A robot is located at the top-left corner of a m x n grid (marked ‘Start’ in the diagram below).

The robot can only move either down or right at any point in time. The robot is trying to reach the bottom-right corner of the grid (marked ‘Finish’ in the diagram below).

How many possible unique paths are there?

这道题的思路很直接明了。
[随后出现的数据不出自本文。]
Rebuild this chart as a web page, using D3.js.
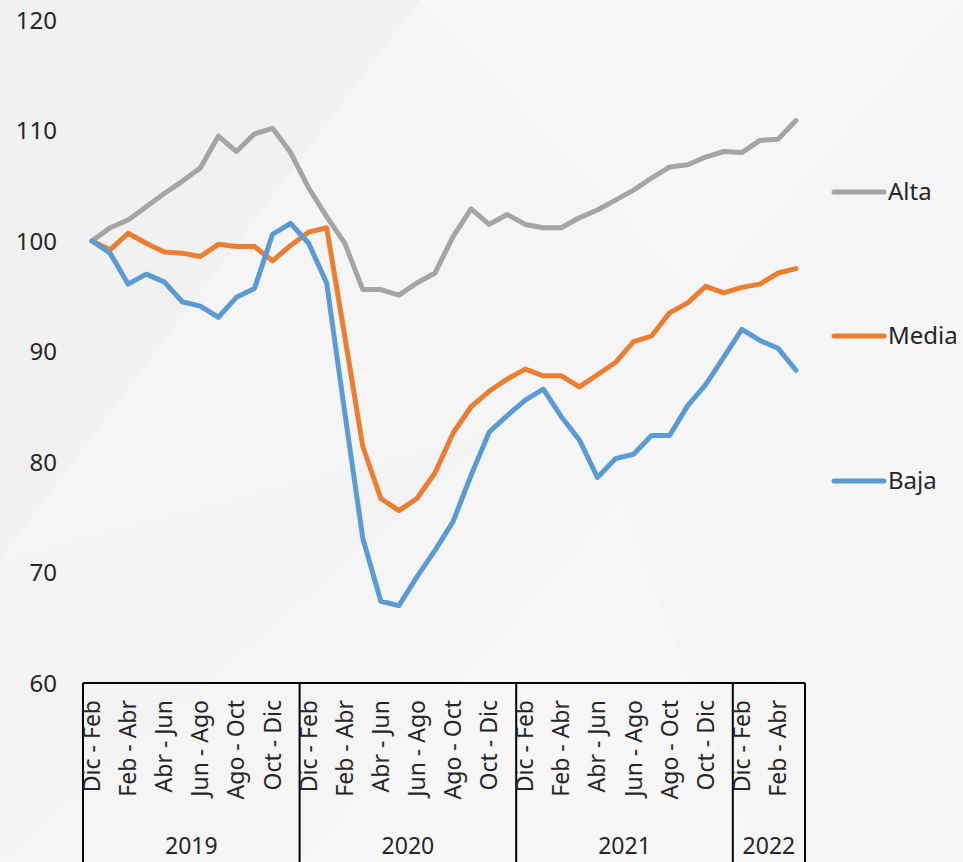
<!DOCTYPE html>
<meta charset="utf-8">
<head>
<title>indices por nivel</title>
<script src="https://cdn.jsdelivr.net/npm/d3@7"></script>
<style>
  body { margin: 0; background: #f4f4f4; }
  svg { display: block; font-family: "Noto Sans", sans-serif; }
</style>
</head>
<body>

<div id="chart"></div>

<script>

const width = 963;
const height = 862;

// bimonthly periods, repeated per year
const periods = ["Dic - Feb", "Ene - Mar", "Feb - Abr", "Mar - May", "Abr - Jun", "May - Jul",
                 "Jun - Ago", "Jul - Sep", "Ago - Oct", "Sep - Nov", "Oct - Dic", "Nov - Ene"];
const years = ["2019", "2020", "2021", "2022"];
const periodsPerYear = [12, 12, 12, 4];

const alta = [100, 101.2, 101.9, 103.1, 104.3, 105.4, 106.6, 109.5, 108.1, 109.7, 110.2, 108.0,
              104.8, 102.2, 99.8, 95.6, 95.6, 95.1, 96.2, 97.1, 100.4, 102.9, 101.5, 102.4,
              101.5, 101.2, 101.2, 102.1, 102.8, 103.7, 104.6, 105.7, 106.7, 106.9, 107.6, 108.1,
              108.0, 109.1, 109.2, 110.9];
const media = [100, 99.2, 100.7, 99.8, 99.0, 98.9, 98.6, 99.7, 99.5, 99.5, 98.2, 99.6,
               100.8, 101.2, 91.4, 81.4, 76.7, 75.6, 76.7, 79.0, 82.6, 85.0, 86.4, 87.5,
               88.4, 87.8, 87.8, 86.8, 87.9, 89.0, 90.9, 91.4, 93.5, 94.4, 95.9, 95.3,
               95.8, 96.1, 97.1, 97.5];
const baja = [100, 98.9, 96.1, 97.0, 96.3, 94.5, 94.1, 93.1, 94.9, 95.7, 100.6, 101.6,
              99.8, 96.2, 84.5, 73.1, 67.4, 67.0, 69.6, 72.0, 74.6, 78.8, 82.7, 84.2,
              85.6, 86.6, 84.1, 82.0, 78.6, 80.3, 80.7, 82.4, 82.4, 85.1, 87.0, 89.5,
              92.0, 91.0, 90.3, 88.3];

const seriesNames = ["Alta", "Media", "Baja"];
const seriesColors = ["#a5a5a5", "#ed7d31", "#5b9bd5"];
const yTicks = [60, 70, 80, 90, 100, 110, 120];

// build the category list
const cats = [];
years.forEach((yr, k) => {
  for (let j = 0; j < periodsPerYear[k]; j++) cats.push({ key: yr + "-" + j, label: periods[j], idx: j, year: yr });
});

const margin = { left: 83, right: 158, top: 20, bottom: 179 };

const x = d3.scaleBand()
  .domain(cats.map(d => d.key))
  .range([margin.left, width - margin.right]);

const y = d3.scaleLinear()
  .domain([60, 120])
  .range([height - margin.bottom, margin.top]);

const svg = d3.select("#chart")
  .append("svg")
  .attr("width", width)
  .attr("height", height)
  .attr("viewBox", [0, 0, width, height]);

// soft faceted background
svg.append("rect").attr("width", width).attr("height", height).attr("fill", "#f5f5f5");
const facets = [
  [[0, 0], [420, 0], [0, 560], "#f1f1f1"],
  [[420, 0], [963, 0], [700, 300], "#f7f7f7"],
  [[0, 560], [500, 430], [0, 862], "#f3f3f3"],
  [[500, 430], [963, 300], [963, 862], "#f6f6f6"],
  [[300, 862], [620, 500], [760, 862], "#f7f7f7"]
];
svg.append("g")
  .selectAll("path")
  .data(facets)
  .join("path")
    .attr("d", d => `M${d[0]}L${d[1]}L${d[2]}Z`)
    .attr("fill", d => d[3]);

// y axis labels
svg.append("g")
  .selectAll("text")
  .data(yTicks)
  .join("text")
    .attr("x", 57)
    .attr("y", d => y(d))
    .attr("dy", "0.36em")
    .attr("text-anchor", "end")
    .attr("font-size", 24)
    .attr("fill", "#262626")
    .text(d => d);

// lines
const line = d3.line()
  .x((d, i) => x(cats[i].key) + x.bandwidth() / 2)
  .y(d => y(d));

const allSeries = [alta, media, baja];

svg.append("g")
  .selectAll("path")
  .data(allSeries)
  .join("path")
    .attr("d", line)
    .attr("fill", "none")
    .attr("stroke", (d, i) => seriesColors[i])
    .attr("stroke-width", 5)
    .attr("stroke-linejoin", "round")
    .attr("stroke-linecap", "round");

// category axis, Excel-style grouped
const axisY = y(60);
const ax = svg.append("g").attr("stroke", "#000").attr("stroke-width", 2);
ax.append("line")
  .attr("x1", margin.left).attr("x2", width - margin.right)
  .attr("y1", axisY).attr("y2", axisY);

// year boundaries
const bounds = [margin.left];
let acc = 0;
periodsPerYear.forEach(n => { acc += n; bounds.push(x(cats[acc - 1].key) + x.bandwidth()); });
ax.selectAll(".sep")
  .data(bounds)
  .join("line")
    .attr("x1", d => d).attr("x2", d => d)
    .attr("y1", axisY).attr("y2", height);

svg.append("g")
  .selectAll("text")
  .data(cats.filter(d => d.idx % 2 === 0))
  .join("text")
    .attr("transform", d => `translate(${x(d.key) + x.bandwidth() / 2},${axisY + 17}) rotate(-90)`)
    .attr("dy", "0.35em")
    .attr("text-anchor", "end")
    .attr("font-size", 23)
    .attr("fill", "#262626")
    .text(d => d.label);

svg.append("g")
  .selectAll("text")
  .data(years)
  .join("text")
    .attr("x", (d, i) => (bounds[i] + bounds[i + 1]) / 2)
    .attr("y", 854)
    .attr("text-anchor", "middle")
    .attr("font-size", 23)
    .attr("fill", "#262626")
    .text(d => d);

// legend
const legendY = [192, 336, 481];
const lg = svg.append("g")
  .selectAll("g")
  .data(seriesNames)
  .join("g")
    .attr("transform", (d, i) => `translate(834,${legendY[i]})`);
lg.append("line")
  .attr("x1", 0).attr("x2", 50)
  .attr("stroke", (d, i) => seriesColors[i])
  .attr("stroke-width", 5)
  .attr("stroke-linecap", "round");
lg.append("text")
  .attr("x", 54)
  .attr("dy", "0.35em")
  .attr("font-size", 24)
  .attr("fill", "#262626")
  .text(d => d);

</script>

</body>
递推式如下：

    令dp[i][j]表示到第i行第j列的位置所有不同的路径走法

    dp[i][0] = 1
    dp[0][j] = 1
    边界只有一条路

    dp[i][j] = dp[i-1][j]+dp[i][j-1]
    任何一个位置等于来自上面的走法和来自左边的走法之和。

以下是Java的题解代码实现。

class Solution {
    public int uniquePaths(int m, int n) {
        int[][] dp = new int[m][n];
        for (int itr=0; itr<m; ++itr)
            dp[itr][0] = 1;
        for (int itr=0; itr<n; ++itr)
            dp[0][itr] = 1;
        
        for (int i1=1; i1<m; ++i1) {
            for (int j2=1; j2<n; ++j2) {
                dp[i1][j2] = dp[i1-1][j2]+dp[i1][j2-1];
            }
        }
        
        return dp[m-1][n-1];
    }
}

以下是C++的题解代码实现。

class Solution {
public:
    int uniquePaths(int m, int n) {
        vector<vector<int>> dp(m, vector<int>(n, 1));
        
        for (int i1=1; i1<m; ++i1) {
            for (int j2=1; j2<n; ++j2) {
                dp[i1][j2] = dp[i1-1][j2]+dp[i1][j2-1];
            }
        }
        
        return dp[m-1][n-1];
    }
};